I like Bolter’s idea that the digital age or the “late age of print” is creating opportunities much like that of oral cultures. I would not say that our current state of communication tools have come full circle and created a “secondary oral culture” but I would say that the new digital technologies diversify and remediate some of the finer points of oral culture and print culture. Simply being able to choose a technology that best supports your communication needs – whether it be asynchronous or synchronous, visual or oral or aural, or all three…creates more dynamic, truer to life, opportunities to communicate our ideas in meaningful, robust ways. But at the same time, I still believe the value of the printed word will never full be absorbed by digital media. For many of the characteristics of print are just as valuable now as they were in the day of Gutenberg’s press. Sometimes I do want to experience a work, alone, independent of the author/designer; not all experiences need to be experienced collectively. Until we cease to be individuals I think the book is safe from obsolescence.
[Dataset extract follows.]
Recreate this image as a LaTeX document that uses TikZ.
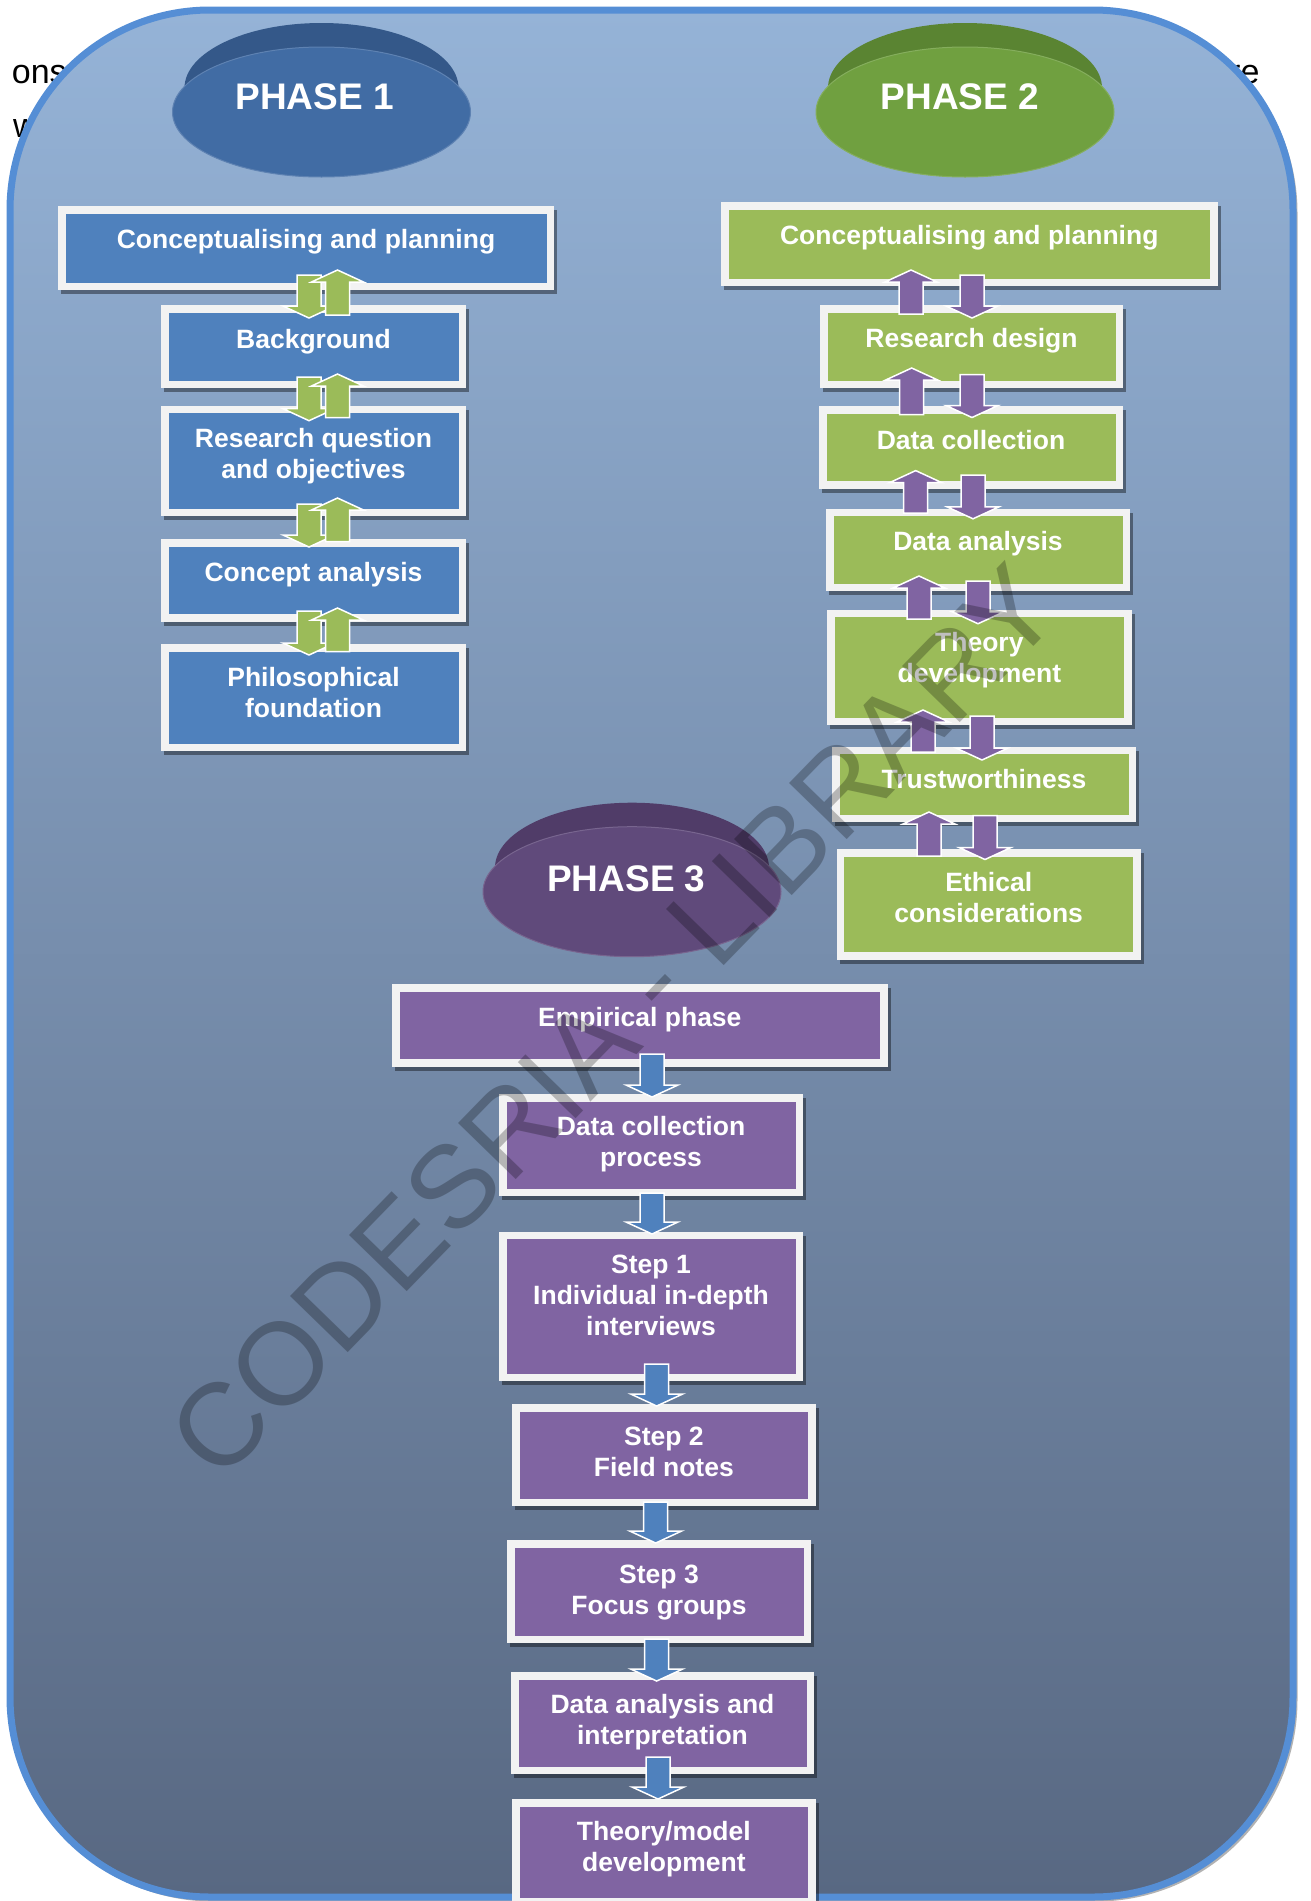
\documentclass[tikz,border=0pt]{standalone}
\usepackage{fontspec}
\setmainfont{Liberation Sans}
\usetikzlibrary{calc,shapes.geometric}
\definecolor{bgtop}{RGB}{149,179,215}
\definecolor{bgbot}{RGB}{88,104,130}
\definecolor{borderc}{RGB}{85,142,213}
\definecolor{framec}{RGB}{242,242,242}
\definecolor{boxblue}{RGB}{79,129,189}
\definecolor{boxgreen}{RGB}{155,187,89}
\definecolor{boxpurple}{RGB}{128,100,162}
\definecolor{pAface}{RGB}{65,108,164}
\definecolor{pAdark}{RGB}{52,88,137}
\definecolor{pBface}{RGB}{112,160,64}
\definecolor{pBdark}{RGB}{90,132,50}
\definecolor{pCface}{RGB}{96,74,123}
\definecolor{pCdark}{RGB}{80,60,104}
\tikzset{
  frameboxbase/.style={rectangle, draw=framec, line width=7.5pt, inner sep=0pt, outer sep=0pt},
  bluebox/.style={frameboxbase, fill=boxblue},
  greenbox/.style={frameboxbase, fill=boxgreen},
  purplebox/.style={frameboxbase, fill=boxpurple},
  boxtext/.style={text=white, align=center, font=\fontsize{26.5}{31}\selectfont\bfseries, inner sep=0pt},
  phasetext/.style={text=white, font=\fontsize{37}{44}\selectfont\bfseries, inner sep=0pt},
  doctext/.style={text=black, font=\fontsize{34}{40}\selectfont, inner sep=0pt, anchor=base west},
  boxshadow/.style={fill=black, fill opacity=0.4},
  wmark/.style={text=black, text opacity=0.25, font=\fontsize{117}{140}\selectfont, inner sep=0pt},
  blockdown/.style={draw=white, line width=1.5pt, fill=#1, to path={let \p1=(\tikztostart), \p2=(\tikztotarget) in
     (\x1-12pt,\y1) -- (\x1-12pt,\y2+12pt) -- (\x1-26pt,\y2+12pt) -- (\x1,\y2) -- (\x1+26pt,\y2+12pt) -- (\x1+12pt,\y2+12pt) -- (\x1+12pt,\y1) -- cycle}},
  blockup/.style={draw=white, line width=1.5pt, fill=#1, to path={let \p1=(\tikztostart), \p2=(\tikztotarget) in
     (\x1-12pt,\y1) -- (\x1-12pt,\y2-12pt) -- (\x1-26pt,\y2-12pt) -- (\x1,\y2) -- (\x1+26pt,\y2-12pt) -- (\x1+12pt,\y2-12pt) -- (\x1+12pt,\y1) -- cycle}},
}
% #1 name, #2 style, #3 x1, #4 y1, #5 x2, #6 y2, #7 text shift, #8 text
\newcommand\pbox[8]{%
  \fill[boxshadow] (#3+3,#4+4) rectangle (#5+3,#6+4);
  \node[#2, minimum width={#5-#3-7.5}, minimum height={#6-#4-7.5}] (#1) at ({(#3+#5)/2},{(#4+#6)/2}) {};
  \node[boxtext] (#1t) at ($(#1.center)+(0,#7)$) {#8};}
% #1 name, #2 cx, #3 face cy, #4 face colour, #5 dark colour
\newcommand\phaseell[5]{%
  \node[ellipse, fill=#5, minimum width=274, minimum height=130, inner sep=0pt] (#1top) at (#2,#3-24) {};
  \node[ellipse, fill=#4, draw=#4!85!white, line width=1pt, minimum width=298, minimum height=130, inner sep=0pt] (#1) at (#2,#3) {};}
\begin{document}
\begin{tikzpicture}[x=1pt,y=-1pt]
\useasboundingbox (0,0) rectangle (1311,1901);
\clip (0,0) rectangle (1311,1901);
% document text behind the frame
\node[doctext] (tons) at (11.7,83) {ons};
\node[doctext] (tw) at (13,137) {w};
\node[doctext] (tre) at (1229,83) {re};
% outer frame
\draw[line width=3pt, draw=black!30, rounded corners=200pt] (13,13) rectangle (1296,1900);
\shade[top color=bgtop, bottom color=bgbot, rounded corners=200pt] (10,10) rectangle (1293,1897);
\draw[line width=7pt, draw=borderc, rounded corners=200pt] (10,10) rectangle (1293,1897);
% phase ellipses
\phaseell{pha}{321.5}{112}{pAface}{pAdark}
\node[phasetext] (phat) at (314.7,97) {PHASE 1};
\phaseell{phb}{965}{112}{pBface}{pBdark}
\node[phasetext] (phbt) at (960,97) {PHASE 2};
\phaseell{phc}{632}{891.7}{pCface}{pCdark}
\node[phasetext] (phct) at (626.4,878.3) {PHASE 3};
% phase 1 boxes
\pbox{cpa}{bluebox}{58}{206}{554}{290}{-6.5}{Conceptualising and planning}
\pbox{bg}{bluebox}{161}{305}{466}{388}{-5}{Background}
\pbox{rq}{bluebox}{161}{405.7}{466}{516}{-4.5}{Research question\\and objectives}
\pbox{ca}{bluebox}{161}{539}{466}{621.7}{-5.5}{Concept analysis}
\pbox{pf}{bluebox}{161}{644}{466}{751}{-5}{Philosophical\\foundation}
% phase 2 boxes
\pbox{cpb}{greenbox}{721}{202}{1217.5}{286}{-5.8}{Conceptualising and planning}
\pbox{rd}{greenbox}{820}{305}{1123}{388}{-5.4}{Research design}
\pbox{dc}{greenbox}{819}{406}{1123}{488.5}{-7.2}{Data collection}
\pbox{da}{greenbox}{826}{508.6}{1130}{591}{-6.6}{Data analysis}
\pbox{td}{greenbox}{827}{609.5}{1131.7}{725}{-6.75}{Theory\\development}
\pbox{tr}{greenbox}{832}{746.5}{1136}{822.4}{-5}{Trustworthiness}
\pbox{et}{greenbox}{836.7}{849}{1140.7}{959.5}{-6.6}{Ethical\\considerations}
% phase 3 boxes
\pbox{ep}{purplebox}{392}{984}{887.7}{1066.7}{-5.5}{Empirical phase}
\pbox{dcp}{purplebox}{499}{1094}{803}{1196}{-1}{Data collection\\process}
\pbox{sa}{purplebox}{499}{1231.5}{803}{1381}{-10.8}{Step 1\\Individual in-depth\\interviews}
\pbox{sb}{purplebox}{512}{1404}{815.7}{1506}{-3}{Step 2\\Field notes}
\pbox{sc}{purplebox}{507}{1540}{811}{1643}{1.3}{Step 3\\Focus groups}
\pbox{dai}{purplebox}{511}{1672}{814}{1774}{-1}{Data analysis and\\interpretation}
\pbox{tm}{purplebox}{512}{1799}{815.7}{1905}{-3}{Theory/model\\development}
% phase 1 arrows
\draw[blockdown=boxgreen] ($(bg.center |- cpa.south)+(-4.5,-11.25)$) to ($(bg.north)+(-4.5,9.25)$);
\draw[blockup=boxgreen] ($(bg.north)+(24,6.25)$) to ($(bg.center |- cpa.south)+(24,-16.25)$);
\draw[blockdown=boxgreen] ($(rq.center |- bg.south)+(-4.5,-7.25)$) to ($(rq.north)+(-4.5,11.25)$);
\draw[blockup=boxgreen] ($(rq.north)+(24,8.25)$) to ($(rq.center |- bg.south)+(24,-10.25)$);
\draw[blockdown=boxgreen] ($(ca.center |- rq.south)+(-4.5,-8.25)$) to ($(ca.north)+(-4.5,4.25)$);
\draw[blockup=boxgreen] ($(ca.north)+(24,-1.05)$) to ($(ca.center |- rq.south)+(24,-14.25)$);
\draw[blockdown=boxgreen] ($(pf.center |- ca.south)+(-4.5,-6.95)$) to ($(pf.north)+(-4.5,7.25)$);
\draw[blockup=boxgreen] ($(pf.north)+(24,3.95)$) to ($(pf.center |- ca.south)+(24,-9.95)$);
% phase 2 arrows
\draw[blockup=boxpurple] ($(rd.north)+(-60.5,5.25)$) to ($(rd.center |- cpb.south)+(-60.5,-12.25)$);
\draw[blockdown=boxpurple] ($(rd.center |- cpb.south)+(0.5,-7.25)$) to ($(rd.north)+(0.5,9.25)$);
\draw[blockup=boxpurple] ($(dc.north)+(-59.3,4.75)$) to ($(dc.center |- rd.south)+(-59.3,-16.25)$);
\draw[blockdown=boxpurple] ($(dc.center |- rd.south)+(1,-9.65)$) to ($(dc.north)+(1,7.75)$);
\draw[blockup=boxpurple] ($(da.north)+(-62.3,0.65)$) to ($(da.center |- dc.south)+(-62.3,-14.15)$);
\draw[blockdown=boxpurple] ($(da.center |- dc.south)+(-5,-9.75)$) to ($(da.north)+(-5,6.45)$);
\draw[blockup=boxpurple] ($(td.north)+(-60.35,5.75)$) to ($(td.center |- da.south)+(-60.35,-11.25)$);
\draw[blockdown=boxpurple] ($(td.center |- da.south)+(-1.35,-6.25)$) to ($(td.north)+(-1.35,10.5)$);
\draw[blockup=boxpurple] ($(tr.north)+(-61,1.75)$) to ($(tr.center |- td.south)+(-61,-11.25)$);
\draw[blockdown=boxpurple] ($(tr.center |- td.south)+(-2,-5.25)$) to ($(tr.north)+(-2,9.75)$);
\draw[blockup=boxpurple] ($(et.north)+(-59.7,3.25)$) to ($(et.center |- tr.south)+(-59.7,-6.65)$);
\draw[blockdown=boxpurple] ($(et.center |- tr.south)+(-3.7,-2.95)$) to ($(et.north)+(-3.7,6.75)$);
% phase 3 arrows
\draw[blockdown=boxblue] ($(dcp.center |- ep.south)+(1,-8.95)$) to ($(dcp.north)+(1,-0.75)$);
\draw[blockdown=boxblue] ($(sa.center |- dcp.south)+(1,0.75)$) to ($(sa.north)+(1,-1.25)$);
\draw[blockdown=boxblue] ($(sb.center |- sa.south)+(-7.15,-13.25)$) to ($(sb.north)+(-7.15,-1.75)$);
\draw[blockdown=boxblue] ($(sc.center |- sb.south)+(-3.3,-0.25)$) to ($(sc.north)+(-3.3,-0.75)$);
\draw[blockdown=boxblue] ($(dai.center |- sc.south)+(-5.8,-0.25)$) to ($(dai.north)+(-5.8,5.25)$);
\draw[blockdown=boxblue] ($(tm.center |- dai.south)+(-5.85,-13.25)$) to ($(tm.north)+(-5.85,-3.75)$);
% watermark
\node[wmark, rotate=45.8, anchor=base west] (wm) at (219,1485) {CODESRIA - LIBRARY};
\end{tikzpicture}
\end{document}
I could go on and on but this is supposed to be a final thought…although I know I will be thinking about the information I gained from this course as I finish off my MET courses, design online courses, work with youth in my classroom, read books, watch movies, listen to podcasts, work collaboratively face-to-face and in the digital realm, so thanks to you all for such an incredible three months of learning!
I think that even if digital text was most common and considered the “norm”, people will still be reading printed books. If not for the sake of novelty – similar to our feelings with the LP.
I also like your idea of having choice in the way we interact with text – whether it be digital or print. We often think of “digital” as the cheaper or more environmentally friendly version of text. However, are we overlooking other advantages? For some, the advantages of digital are significant; for example, the ability to change the size of type for those experiencing vision difficulties.